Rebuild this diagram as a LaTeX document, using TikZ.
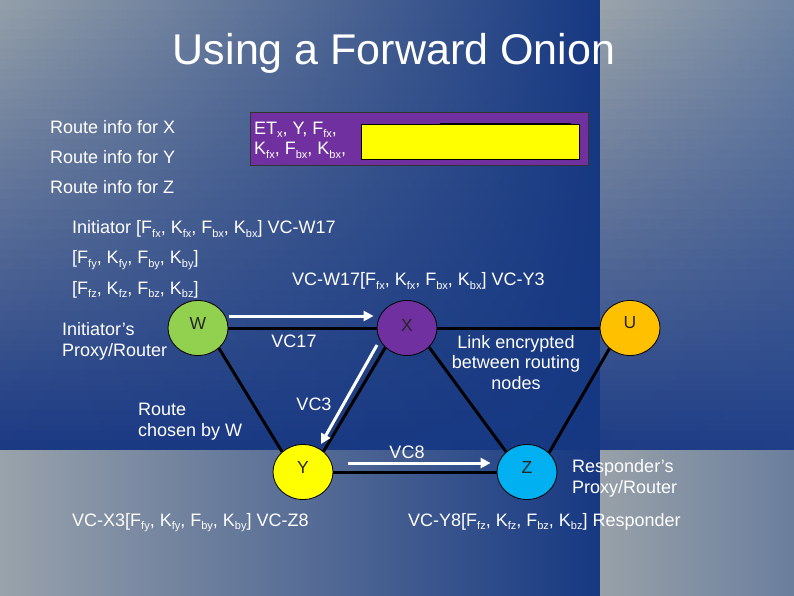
\documentclass[tikz,border=0pt]{standalone}
\usepackage{fontspec}
\setmainfont{Liberation Sans}
\usetikzlibrary{shapes.geometric,arrows.meta}
\definecolor{Atop}{HTML}{939FA9}
\definecolor{Abot}{HTML}{1C3A84}
\definecolor{Bblue}{HTML}{163882}
\definecolor{RUL}{HTML}{9AA3AA}
\definecolor{RUR}{HTML}{7085A3}
\definecolor{RLL}{HTML}{1D3C85}
\definecolor{RLR}{HTML}{203F88}
\definecolor{BLl}{HTML}{99A3AB}
\definecolor{BLm}{HTML}{4C6692}
\definecolor{BRl}{HTML}{98A1A9}
\definecolor{BRr}{HTML}{6A7E9D}
\definecolor{boxpurple}{HTML}{7030A0}
\definecolor{ngreen}{HTML}{92D050}
\definecolor{npurple}{HTML}{7030A0}
\definecolor{norange}{HTML}{FFC000}
\definecolor{nyellow}{HTML}{FFFF00}
\definecolor{nblue}{HTML}{00B0F0}
\newcommand\sbs[1]{\raisebox{-3.5pt}{\fontsize{11}{11}\selectfont #1}}
\begin{document}
\begin{tikzpicture}[x=1pt,y=1pt,
  txt/.style={text=white,font=\fontsize{18}{20.5}\selectfont,inner sep=0pt},
  nd/.style={ellipse,draw=black,line width=0.8pt,minimum width=60pt,minimum height=55pt,inner sep=0pt},
  nlab/.style={text=black!85,font=\fontsize{17.5}{17.5}\selectfont,inner sep=0pt},
  edge/.style={line width=3pt,black},
  warrow/.style={line width=3pt,white,-{Triangle[length=10pt,width=10pt]}},
]
\useasboundingbox (0,0) rectangle (794,595);
% background: top-left panel
\foreach \i in {0,...,44}{
  \pgfmathsetmacro\p{100-\i*100/44}
  \colorlet{stripL}{Atop!\p!Abot}
  \shade[left color=stripL,right color=Bblue,draw=none]
    (0,{595-10*\i}) rectangle (600,{595-10*(\i+1)-0.6});
}
% top-right panel
\foreach \i in {0,...,44}{
  \pgfmathsetmacro\p{100-\i*100/44}
  \colorlet{stripL}{RUL!\p!RLL}
  \colorlet{stripR}{RUR!\p!RLR}
  \shade[left color=stripL,right color=stripR,draw=none]
    (600,{595-10*\i}) rectangle (794,{595-10*(\i+1)-0.6});
}
% bottom panels
\shade[left color=BLl,middle color=BLm,right color=Bblue] (0,0) rectangle (600,145);
\shade[left color=BRl,right color=BRr] (600,0) rectangle (794,145);

% title
\node[text=white,font=\fontsize{43}{43}\selectfont,inner sep=0pt,anchor=base] (title) at (394,530) {Using a Forward Onion};

% route info
\node[txt,anchor=base west] (rx) at (50,461) {Route info for X};
\node[txt,anchor=base west] (ry) at (50,431) {Route info for Y};
\node[txt,anchor=base west] (rz) at (50,401) {Route info for Z};

% onion box
\node[draw=black!80,line width=0.8pt,fill=boxpurple,minimum width=338pt,minimum height=53pt,inner sep=0pt,anchor=north west] (box) at (250,483) {};
\node[draw=black,line width=0.8pt,fill=nyellow,minimum width=218pt,minimum height=35pt,inner sep=0pt,anchor=north west] (ybox) at (361,471) {};
\draw[line width=1.6pt] ([xshift=79pt]ybox.north west) -- ([xshift=-9pt]ybox.north east);
\node[txt,anchor=base west,align=left] (boxtxt) at (254,440) {ET\sbs{x}, Y, F\sbs{fx},\\K\sbs{fx}, F\sbs{bx}, K\sbs{bx},};

% onion layers
\node[txt,anchor=base west] (l1) at (72,361) {Initiator [F\sbs{fx}, K\sbs{fx}, F\sbs{bx}, K\sbs{bx}] VC-W17};
\node[txt,anchor=base west] (l2) at (72,331) {[F\sbs{fy}, K\sbs{fy}, F\sbs{by}, K\sbs{by}]};
\node[txt,anchor=base west] (l3) at (72,301) {[F\sbs{fz}, K\sbs{fz}, F\sbs{bz}, K\sbs{bz}]};
\node[txt,anchor=base west] (l4) at (292,309) {VC-W17[F\sbs{fx}, K\sbs{fx}, F\sbs{bx}, K\sbs{bx}] VC-Y3};

% nodes
\node[nd,fill=ngreen] (W) at (198,267) {};
\node[nd,fill=npurple] (X) at (407,267) {};
\node[nd,fill=norange] (U) at (630,267) {};
\node[nd,fill=nyellow] (Y) at (303,123) {};
\node[nd,fill=nblue] (Z) at (527,123) {};
\node[nlab] (Wl) at ([yshift=5pt]W.center) {W};
\node[nlab] (Xl) at ([yshift=3pt]X.center) {X};
\node[nlab] (Ul) at ([yshift=5pt]U.center) {U};
\node[nlab] (Yl) at ([yshift=5pt]Y.center) {Y};
\node[nlab] (Zl) at ([yshift=5pt]Z.center) {Z};

% edges
\draw[edge] (W) -- (X);
\draw[edge] (X) -- (U);
\draw[edge] (W.-44) -- (Y.136);
\draw[edge] (X.-138) -- (Y.45);
\draw[edge] (X.-41) -- (Z.136);
\draw[edge] (U.-135) -- (Z.41);
\draw[edge] (Y) -- (Z);

% white arrows
\draw[warrow] ([shift={(1pt,12pt)}]W.east) -- ([shift={(-3pt,12pt)}]X.west);
\draw[warrow] ([shift={(-30pt,-17pt)}]X.center) -- ([shift={(18pt,28pt)}]Y.center);
\draw[warrow] ([shift={(15pt,9pt)}]Y.east) -- ([shift={(-6pt,9pt)}]Z.west);

% labels
\node[txt,anchor=base] (vc17) at (294,248) {VC17};
\node[txt,anchor=base] (vc3) at (314,185) {VC3};
\node[txt,anchor=base] (vc8) at (407,137) {VC8};
\node[txt,anchor=base west,align=left] (ini) at (62,239) {Initiator’s\\Proxy/Router};
\node[txt,anchor=base west,align=left] (route) at (138,159) {Route\\chosen by W};
\node[txt,anchor=base,align=center] (link) at (516,206) {Link encrypted\\between routing\\nodes};
\node[txt,anchor=base west,align=left] (resp) at (572,102) {Responder’s\\Proxy/Router};
\node[txt,anchor=base west] (b1) at (72,69) {VC-X3[F\sbs{fy}, K\sbs{fy}, F\sbs{by}, K\sbs{by}] VC-Z8};
\node[txt,anchor=base west] (b2) at (408,69) {VC-Y8[F\sbs{fz}, K\sbs{fz}, F\sbs{bz}, K\sbs{bz}] Responder};
\end{tikzpicture}
\end{document}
···
**Set problem**
Print the complete listing exactly as it stands, without its pictures.

**Result**
Rebuild this diagram as a LaTeX document, using TikZ.
\documentclass[tikz,border=0pt]{standalone}
\usepackage{fontspec}
\setmainfont{Liberation Sans}
\usetikzlibrary{shapes.geometric,arrows.meta}
\definecolor{Atop}{HTML}{939FA9}
\definecolor{Abot}{HTML}{1C3A84}
\definecolor{Bblue}{HTML}{163882}
\definecolor{RUL}{HTML}{9AA3AA}
\definecolor{RUR}{HTML}{7085A3}
\definecolor{RLL}{HTML}{1D3C85}
\definecolor{RLR}{HTML}{203F88}
\definecolor{BLl}{HTML}{99A3AB}
\definecolor{BLm}{HTML}{4C6692}
\definecolor{BRl}{HTML}{98A1A9}
\definecolor{BRr}{HTML}{6A7E9D}
\definecolor{boxpurple}{HTML}{7030A0}
\definecolor{ngreen}{HTML}{92D050}
\definecolor{npurple}{HTML}{7030A0}
\definecolor{norange}{HTML}{FFC000}
\definecolor{nyellow}{HTML}{FFFF00}
\definecolor{nblue}{HTML}{00B0F0}
\newcommand\sbs[1]{\raisebox{-3.5pt}{\fontsize{11}{11}\selectfont #1}}
\begin{document}
\begin{tikzpicture}[x=1pt,y=1pt,
  txt/.style={text=white,font=\fontsize{18}{20.5}\selectfont,inner sep=0pt},
  nd/.style={ellipse,draw=black,line width=0.8pt,minimum width=60pt,minimum height=55pt,inner sep=0pt},
  nlab/.style={text=black!85,font=\fontsize{17.5}{17.5}\selectfont,inner sep=0pt},
  edge/.style={line width=3pt,black},
  warrow/.style={line width=3pt,white,-{Triangle[length=10pt,width=10pt]}},
]
\useasboundingbox (0,0) rectangle (794,595);
% background: top-left panel
\foreach \i in {0,...,44}{
  \pgfmathsetmacro\p{100-\i*100/44}
  \colorlet{stripL}{Atop!\p!Abot}
  \shade[left color=stripL,right color=Bblue,draw=none]
    (0,{595-10*\i}) rectangle (600,{595-10*(\i+1)-0.6});
}
% top-right panel
\foreach \i in {0,...,44}{
  \pgfmathsetmacro\p{100-\i*100/44}
  \colorlet{stripL}{RUL!\p!RLL}
  \colorlet{stripR}{RUR!\p!RLR}
  \shade[left color=stripL,right color=stripR,draw=none]
    (600,{595-10*\i}) rectangle (794,{595-10*(\i+1)-0.6});
}
% bottom panels
\shade[left color=BLl,middle color=BLm,right color=Bblue] (0,0) rectangle (600,145);
\shade[left color=BRl,right color=BRr] (600,0) rectangle (794,145);

% title
\node[text=white,font=\fontsize{43}{43}\selectfont,inner sep=0pt,anchor=base] (title) at (394,530) {Using a Forward Onion};

% route info
\node[txt,anchor=base west] (rx) at (50,461) {Route info for X};
\node[txt,anchor=base west] (ry) at (50,431) {Route info for Y};
\node[txt,anchor=base west] (rz) at (50,401) {Route info for Z};

% onion box
\node[draw=black!80,line width=0.8pt,fill=boxpurple,minimum width=338pt,minimum height=53pt,inner sep=0pt,anchor=north west] (box) at (250,483) {};
\node[draw=black,line width=0.8pt,fill=nyellow,minimum width=218pt,minimum height=35pt,inner sep=0pt,anchor=north west] (ybox) at (361,471) {};
\draw[line width=1.6pt] ([xshift=79pt]ybox.north west) -- ([xshift=-9pt]ybox.north east);
\node[txt,anchor=base west,align=left] (boxtxt) at (254,440) {ET\sbs{x}, Y, F\sbs{fx},\\K\sbs{fx}, F\sbs{bx}, K\sbs{bx},};

% onion layers
\node[txt,anchor=base west] (l1) at (72,361) {Initiator [F\sbs{fx}, K\sbs{fx}, F\sbs{bx}, K\sbs{bx}] VC-W17};
\node[txt,anchor=base west] (l2) at (72,331) {[F\sbs{fy}, K\sbs{fy}, F\sbs{by}, K\sbs{by}]};
\node[txt,anchor=base west] (l3) at (72,301) {[F\sbs{fz}, K\sbs{fz}, F\sbs{bz}, K\sbs{bz}]};
\node[txt,anchor=base west] (l4) at (292,309) {VC-W17[F\sbs{fx}, K\sbs{fx}, F\sbs{bx}, K\sbs{bx}] VC-Y3};

% nodes
\node[nd,fill=ngreen] (W) at (198,267) {};
\node[nd,fill=npurple] (X) at (407,267) {};
\node[nd,fill=norange] (U) at (630,267) {};
\node[nd,fill=nyellow] (Y) at (303,123) {};
\node[nd,fill=nblue] (Z) at (527,123) {};
\node[nlab] (Wl) at ([yshift=5pt]W.center) {W};
\node[nlab] (Xl) at ([yshift=3pt]X.center) {X};
\node[nlab] (Ul) at ([yshift=5pt]U.center) {U};
\node[nlab] (Yl) at ([yshift=5pt]Y.center) {Y};
\node[nlab] (Zl) at ([yshift=5pt]Z.center) {Z};

% edges
\draw[edge] (W) -- (X);
\draw[edge] (X) -- (U);
\draw[edge] (W.-44) -- (Y.136);
\draw[edge] (X.-138) -- (Y.45);
\draw[edge] (X.-41) -- (Z.136);
\draw[edge] (U.-135) -- (Z.41);
\draw[edge] (Y) -- (Z);

% white arrows
\draw[warrow] ([shift={(1pt,12pt)}]W.east) -- ([shift={(-3pt,12pt)}]X.west);
\draw[warrow] ([shift={(-30pt,-17pt)}]X.center) -- ([shift={(18pt,28pt)}]Y.center);
\draw[warrow] ([shift={(15pt,9pt)}]Y.east) -- ([shift={(-6pt,9pt)}]Z.west);

% labels
\node[txt,anchor=base] (vc17) at (294,248) {VC17};
\node[txt,anchor=base] (vc3) at (314,185) {VC3};
\node[txt,anchor=base] (vc8) at (407,137) {VC8};
\node[txt,anchor=base west,align=left] (ini) at (62,239) {Initiator’s\\Proxy/Router};
\node[txt,anchor=base west,align=left] (route) at (138,159) {Route\\chosen by W};
\node[txt,anchor=base,align=center] (link) at (516,206) {Link encrypted\\between routing\\nodes};
\node[txt,anchor=base west,align=left] (resp) at (572,102) {Responder’s\\Proxy/Router};
\node[txt,anchor=base west] (b1) at (72,69) {VC-X3[F\sbs{fy}, K\sbs{fy}, F\sbs{by}, K\sbs{by}] VC-Z8};
\node[txt,anchor=base west] (b2) at (408,69) {VC-Y8[F\sbs{fz}, K\sbs{fz}, F\sbs{bz}, K\sbs{bz}] Responder};
\end{tikzpicture}
\end{document}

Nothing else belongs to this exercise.